Raw data:
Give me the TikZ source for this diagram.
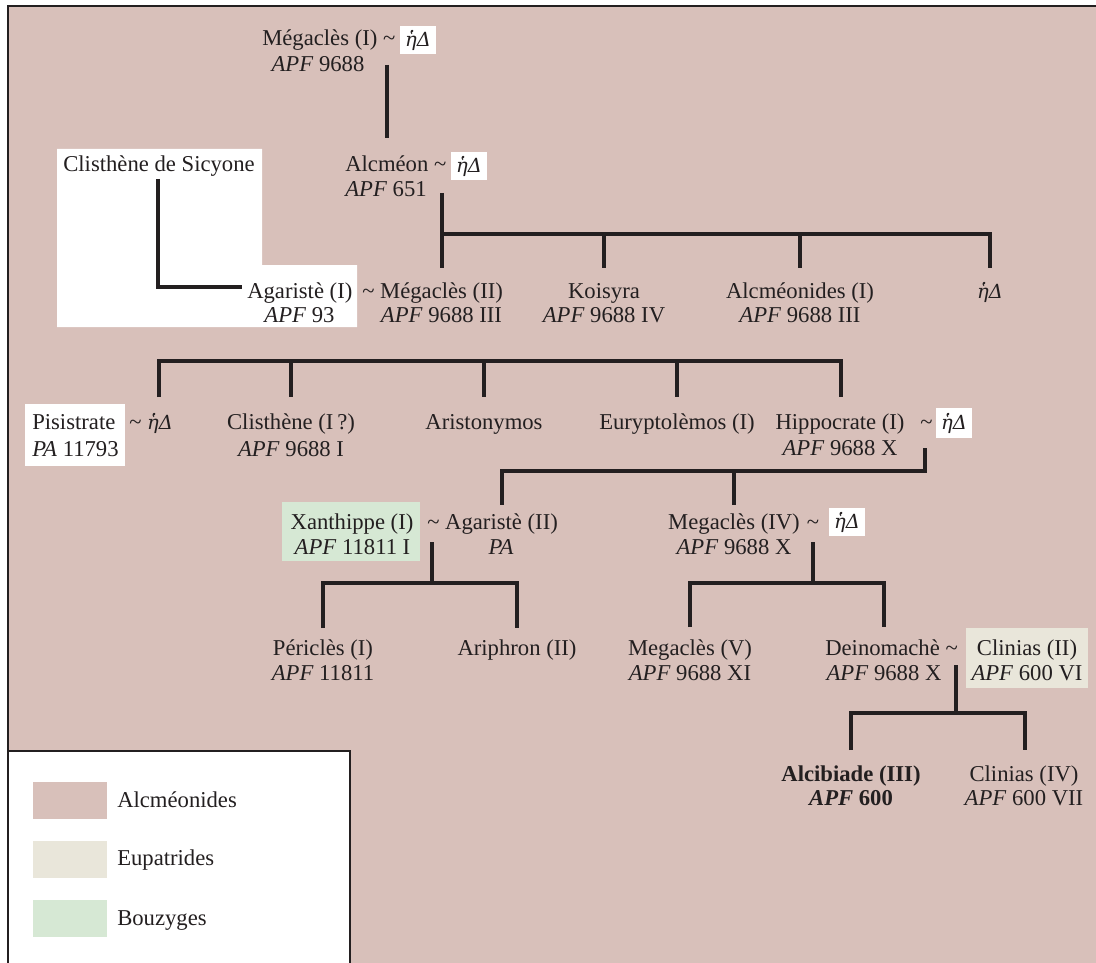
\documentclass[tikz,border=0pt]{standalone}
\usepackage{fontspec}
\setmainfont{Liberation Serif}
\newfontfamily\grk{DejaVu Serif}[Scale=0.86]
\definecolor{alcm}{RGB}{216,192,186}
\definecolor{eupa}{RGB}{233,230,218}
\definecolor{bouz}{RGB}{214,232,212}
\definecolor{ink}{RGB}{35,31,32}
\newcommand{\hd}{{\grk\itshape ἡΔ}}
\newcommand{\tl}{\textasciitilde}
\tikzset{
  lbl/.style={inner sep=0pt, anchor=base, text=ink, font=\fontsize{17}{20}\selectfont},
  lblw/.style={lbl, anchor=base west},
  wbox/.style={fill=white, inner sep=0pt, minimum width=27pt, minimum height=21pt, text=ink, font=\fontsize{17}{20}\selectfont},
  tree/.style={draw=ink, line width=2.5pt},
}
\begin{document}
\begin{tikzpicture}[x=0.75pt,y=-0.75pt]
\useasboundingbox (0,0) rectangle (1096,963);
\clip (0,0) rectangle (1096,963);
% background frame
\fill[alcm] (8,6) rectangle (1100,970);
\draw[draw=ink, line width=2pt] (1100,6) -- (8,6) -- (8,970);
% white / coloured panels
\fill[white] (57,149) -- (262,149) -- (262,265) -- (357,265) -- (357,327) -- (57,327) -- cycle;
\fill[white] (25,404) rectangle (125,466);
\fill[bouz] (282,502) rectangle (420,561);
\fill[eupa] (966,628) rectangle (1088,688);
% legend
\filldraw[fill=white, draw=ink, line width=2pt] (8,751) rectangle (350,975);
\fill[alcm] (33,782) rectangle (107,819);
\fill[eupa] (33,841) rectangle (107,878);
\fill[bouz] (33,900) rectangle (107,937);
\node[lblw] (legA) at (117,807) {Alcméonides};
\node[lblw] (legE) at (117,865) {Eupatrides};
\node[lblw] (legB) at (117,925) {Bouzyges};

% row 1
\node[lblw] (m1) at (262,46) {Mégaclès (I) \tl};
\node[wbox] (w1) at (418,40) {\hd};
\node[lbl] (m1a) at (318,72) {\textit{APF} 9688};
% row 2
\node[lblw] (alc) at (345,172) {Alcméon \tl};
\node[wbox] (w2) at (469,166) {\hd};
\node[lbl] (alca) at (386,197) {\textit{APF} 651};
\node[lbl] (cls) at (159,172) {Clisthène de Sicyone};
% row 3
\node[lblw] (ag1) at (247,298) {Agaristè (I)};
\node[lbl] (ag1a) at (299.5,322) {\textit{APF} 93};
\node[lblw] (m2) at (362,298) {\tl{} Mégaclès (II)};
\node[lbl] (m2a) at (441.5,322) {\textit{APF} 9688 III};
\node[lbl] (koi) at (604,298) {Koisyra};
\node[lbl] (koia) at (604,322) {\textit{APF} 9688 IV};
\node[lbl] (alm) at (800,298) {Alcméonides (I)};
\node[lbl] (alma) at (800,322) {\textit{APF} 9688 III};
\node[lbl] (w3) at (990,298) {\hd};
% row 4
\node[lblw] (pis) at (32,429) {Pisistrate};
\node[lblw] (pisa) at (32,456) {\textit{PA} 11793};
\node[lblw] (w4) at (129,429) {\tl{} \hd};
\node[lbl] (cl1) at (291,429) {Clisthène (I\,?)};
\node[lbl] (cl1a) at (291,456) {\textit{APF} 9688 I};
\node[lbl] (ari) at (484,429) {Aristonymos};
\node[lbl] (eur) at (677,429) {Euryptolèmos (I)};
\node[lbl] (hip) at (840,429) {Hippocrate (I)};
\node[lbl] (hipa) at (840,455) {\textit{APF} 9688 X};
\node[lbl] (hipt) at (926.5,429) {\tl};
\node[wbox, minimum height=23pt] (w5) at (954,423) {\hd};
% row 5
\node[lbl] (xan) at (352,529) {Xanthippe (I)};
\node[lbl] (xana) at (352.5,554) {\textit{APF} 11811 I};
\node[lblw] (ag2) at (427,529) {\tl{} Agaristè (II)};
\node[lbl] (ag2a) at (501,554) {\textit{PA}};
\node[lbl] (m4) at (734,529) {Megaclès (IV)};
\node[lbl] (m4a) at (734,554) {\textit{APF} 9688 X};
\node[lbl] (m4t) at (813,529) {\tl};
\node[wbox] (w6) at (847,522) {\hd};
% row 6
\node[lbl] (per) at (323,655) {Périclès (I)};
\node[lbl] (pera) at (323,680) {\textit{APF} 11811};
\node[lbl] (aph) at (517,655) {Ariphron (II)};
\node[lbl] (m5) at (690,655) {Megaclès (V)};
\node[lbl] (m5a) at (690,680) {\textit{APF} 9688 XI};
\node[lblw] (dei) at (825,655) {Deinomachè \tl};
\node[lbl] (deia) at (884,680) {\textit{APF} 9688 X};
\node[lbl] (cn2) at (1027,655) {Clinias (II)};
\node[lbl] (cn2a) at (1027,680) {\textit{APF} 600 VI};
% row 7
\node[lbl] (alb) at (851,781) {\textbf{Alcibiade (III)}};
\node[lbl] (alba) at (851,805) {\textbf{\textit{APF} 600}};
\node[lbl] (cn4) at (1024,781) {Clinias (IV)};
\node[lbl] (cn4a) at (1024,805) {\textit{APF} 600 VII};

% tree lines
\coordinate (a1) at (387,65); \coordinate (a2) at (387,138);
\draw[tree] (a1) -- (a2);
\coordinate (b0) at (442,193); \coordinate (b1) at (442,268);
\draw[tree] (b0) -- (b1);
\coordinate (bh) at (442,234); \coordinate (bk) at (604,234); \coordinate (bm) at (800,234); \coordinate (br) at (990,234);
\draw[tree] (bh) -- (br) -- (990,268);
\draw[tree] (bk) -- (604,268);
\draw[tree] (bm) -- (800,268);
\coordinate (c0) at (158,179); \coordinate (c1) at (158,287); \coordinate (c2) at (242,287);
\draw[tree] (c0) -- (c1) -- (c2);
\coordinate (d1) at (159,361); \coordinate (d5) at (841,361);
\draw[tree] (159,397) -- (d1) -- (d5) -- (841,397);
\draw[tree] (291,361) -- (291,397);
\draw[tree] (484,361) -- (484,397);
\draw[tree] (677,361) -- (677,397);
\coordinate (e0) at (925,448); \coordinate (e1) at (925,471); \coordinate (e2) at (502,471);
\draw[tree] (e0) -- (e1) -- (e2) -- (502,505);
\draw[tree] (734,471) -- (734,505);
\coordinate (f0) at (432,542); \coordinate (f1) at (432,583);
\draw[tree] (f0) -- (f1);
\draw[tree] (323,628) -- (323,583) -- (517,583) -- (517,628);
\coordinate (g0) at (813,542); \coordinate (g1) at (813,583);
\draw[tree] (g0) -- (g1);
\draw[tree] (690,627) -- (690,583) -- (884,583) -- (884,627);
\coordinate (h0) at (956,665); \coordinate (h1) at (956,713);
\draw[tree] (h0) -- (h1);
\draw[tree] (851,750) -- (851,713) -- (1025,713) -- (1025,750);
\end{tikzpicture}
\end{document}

Description of the task:
Go through the listing above and write it all out exactly, leaving out any picture.

Expected answer:
Give me the TikZ source for this diagram.
\documentclass[tikz,border=0pt]{standalone}
\usepackage{fontspec}
\setmainfont{Liberation Serif}
\newfontfamily\grk{DejaVu Serif}[Scale=0.86]
\definecolor{alcm}{RGB}{216,192,186}
\definecolor{eupa}{RGB}{233,230,218}
\definecolor{bouz}{RGB}{214,232,212}
\definecolor{ink}{RGB}{35,31,32}
\newcommand{\hd}{{\grk\itshape ἡΔ}}
\newcommand{\tl}{\textasciitilde}
\tikzset{
  lbl/.style={inner sep=0pt, anchor=base, text=ink, font=\fontsize{17}{20}\selectfont},
  lblw/.style={lbl, anchor=base west},
  wbox/.style={fill=white, inner sep=0pt, minimum width=27pt, minimum height=21pt, text=ink, font=\fontsize{17}{20}\selectfont},
  tree/.style={draw=ink, line width=2.5pt},
}
\begin{document}
\begin{tikzpicture}[x=0.75pt,y=-0.75pt]
\useasboundingbox (0,0) rectangle (1096,963);
\clip (0,0) rectangle (1096,963);
% background frame
\fill[alcm] (8,6) rectangle (1100,970);
\draw[draw=ink, line width=2pt] (1100,6) -- (8,6) -- (8,970);
% white / coloured panels
\fill[white] (57,149) -- (262,149) -- (262,265) -- (357,265) -- (357,327) -- (57,327) -- cycle;
\fill[white] (25,404) rectangle (125,466);
\fill[bouz] (282,502) rectangle (420,561);
\fill[eupa] (966,628) rectangle (1088,688);
% legend
\filldraw[fill=white, draw=ink, line width=2pt] (8,751) rectangle (350,975);
\fill[alcm] (33,782) rectangle (107,819);
\fill[eupa] (33,841) rectangle (107,878);
\fill[bouz] (33,900) rectangle (107,937);
\node[lblw] (legA) at (117,807) {Alcméonides};
\node[lblw] (legE) at (117,865) {Eupatrides};
\node[lblw] (legB) at (117,925) {Bouzyges};

% row 1
\node[lblw] (m1) at (262,46) {Mégaclès (I) \tl};
\node[wbox] (w1) at (418,40) {\hd};
\node[lbl] (m1a) at (318,72) {\textit{APF} 9688};
% row 2
\node[lblw] (alc) at (345,172) {Alcméon \tl};
\node[wbox] (w2) at (469,166) {\hd};
\node[lbl] (alca) at (386,197) {\textit{APF} 651};
\node[lbl] (cls) at (159,172) {Clisthène de Sicyone};
% row 3
\node[lblw] (ag1) at (247,298) {Agaristè (I)};
\node[lbl] (ag1a) at (299.5,322) {\textit{APF} 93};
\node[lblw] (m2) at (362,298) {\tl{} Mégaclès (II)};
\node[lbl] (m2a) at (441.5,322) {\textit{APF} 9688 III};
\node[lbl] (koi) at (604,298) {Koisyra};
\node[lbl] (koia) at (604,322) {\textit{APF} 9688 IV};
\node[lbl] (alm) at (800,298) {Alcméonides (I)};
\node[lbl] (alma) at (800,322) {\textit{APF} 9688 III};
\node[lbl] (w3) at (990,298) {\hd};
% row 4
\node[lblw] (pis) at (32,429) {Pisistrate};
\node[lblw] (pisa) at (32,456) {\textit{PA} 11793};
\node[lblw] (w4) at (129,429) {\tl{} \hd};
\node[lbl] (cl1) at (291,429) {Clisthène (I\,?)};
\node[lbl] (cl1a) at (291,456) {\textit{APF} 9688 I};
\node[lbl] (ari) at (484,429) {Aristonymos};
\node[lbl] (eur) at (677,429) {Euryptolèmos (I)};
\node[lbl] (hip) at (840,429) {Hippocrate (I)};
\node[lbl] (hipa) at (840,455) {\textit{APF} 9688 X};
\node[lbl] (hipt) at (926.5,429) {\tl};
\node[wbox, minimum height=23pt] (w5) at (954,423) {\hd};
% row 5
\node[lbl] (xan) at (352,529) {Xanthippe (I)};
\node[lbl] (xana) at (352.5,554) {\textit{APF} 11811 I};
\node[lblw] (ag2) at (427,529) {\tl{} Agaristè (II)};
\node[lbl] (ag2a) at (501,554) {\textit{PA}};
\node[lbl] (m4) at (734,529) {Megaclès (IV)};
\node[lbl] (m4a) at (734,554) {\textit{APF} 9688 X};
\node[lbl] (m4t) at (813,529) {\tl};
\node[wbox] (w6) at (847,522) {\hd};
% row 6
\node[lbl] (per) at (323,655) {Périclès (I)};
\node[lbl] (pera) at (323,680) {\textit{APF} 11811};
\node[lbl] (aph) at (517,655) {Ariphron (II)};
\node[lbl] (m5) at (690,655) {Megaclès (V)};
\node[lbl] (m5a) at (690,680) {\textit{APF} 9688 XI};
\node[lblw] (dei) at (825,655) {Deinomachè \tl};
\node[lbl] (deia) at (884,680) {\textit{APF} 9688 X};
\node[lbl] (cn2) at (1027,655) {Clinias (II)};
\node[lbl] (cn2a) at (1027,680) {\textit{APF} 600 VI};
% row 7
\node[lbl] (alb) at (851,781) {\textbf{Alcibiade (III)}};
\node[lbl] (alba) at (851,805) {\textbf{\textit{APF} 600}};
\node[lbl] (cn4) at (1024,781) {Clinias (IV)};
\node[lbl] (cn4a) at (1024,805) {\textit{APF} 600 VII};

% tree lines
\coordinate (a1) at (387,65); \coordinate (a2) at (387,138);
\draw[tree] (a1) -- (a2);
\coordinate (b0) at (442,193); \coordinate (b1) at (442,268);
\draw[tree] (b0) -- (b1);
\coordinate (bh) at (442,234); \coordinate (bk) at (604,234); \coordinate (bm) at (800,234); \coordinate (br) at (990,234);
\draw[tree] (bh) -- (br) -- (990,268);
\draw[tree] (bk) -- (604,268);
\draw[tree] (bm) -- (800,268);
\coordinate (c0) at (158,179); \coordinate (c1) at (158,287); \coordinate (c2) at (242,287);
\draw[tree] (c0) -- (c1) -- (c2);
\coordinate (d1) at (159,361); \coordinate (d5) at (841,361);
\draw[tree] (159,397) -- (d1) -- (d5) -- (841,397);
\draw[tree] (291,361) -- (291,397);
\draw[tree] (484,361) -- (484,397);
\draw[tree] (677,361) -- (677,397);
\coordinate (e0) at (925,448); \coordinate (e1) at (925,471); \coordinate (e2) at (502,471);
\draw[tree] (e0) -- (e1) -- (e2) -- (502,505);
\draw[tree] (734,471) -- (734,505);
\coordinate (f0) at (432,542); \coordinate (f1) at (432,583);
\draw[tree] (f0) -- (f1);
\draw[tree] (323,628) -- (323,583) -- (517,583) -- (517,628);
\coordinate (g0) at (813,542); \coordinate (g1) at (813,583);
\draw[tree] (g0) -- (g1);
\draw[tree] (690,627) -- (690,583) -- (884,583) -- (884,627);
\coordinate (h0) at (956,665); \coordinate (h1) at (956,713);
\draw[tree] (h0) -- (h1);
\draw[tree] (851,750) -- (851,713) -- (1025,713) -- (1025,750);
\end{tikzpicture}
\end{document}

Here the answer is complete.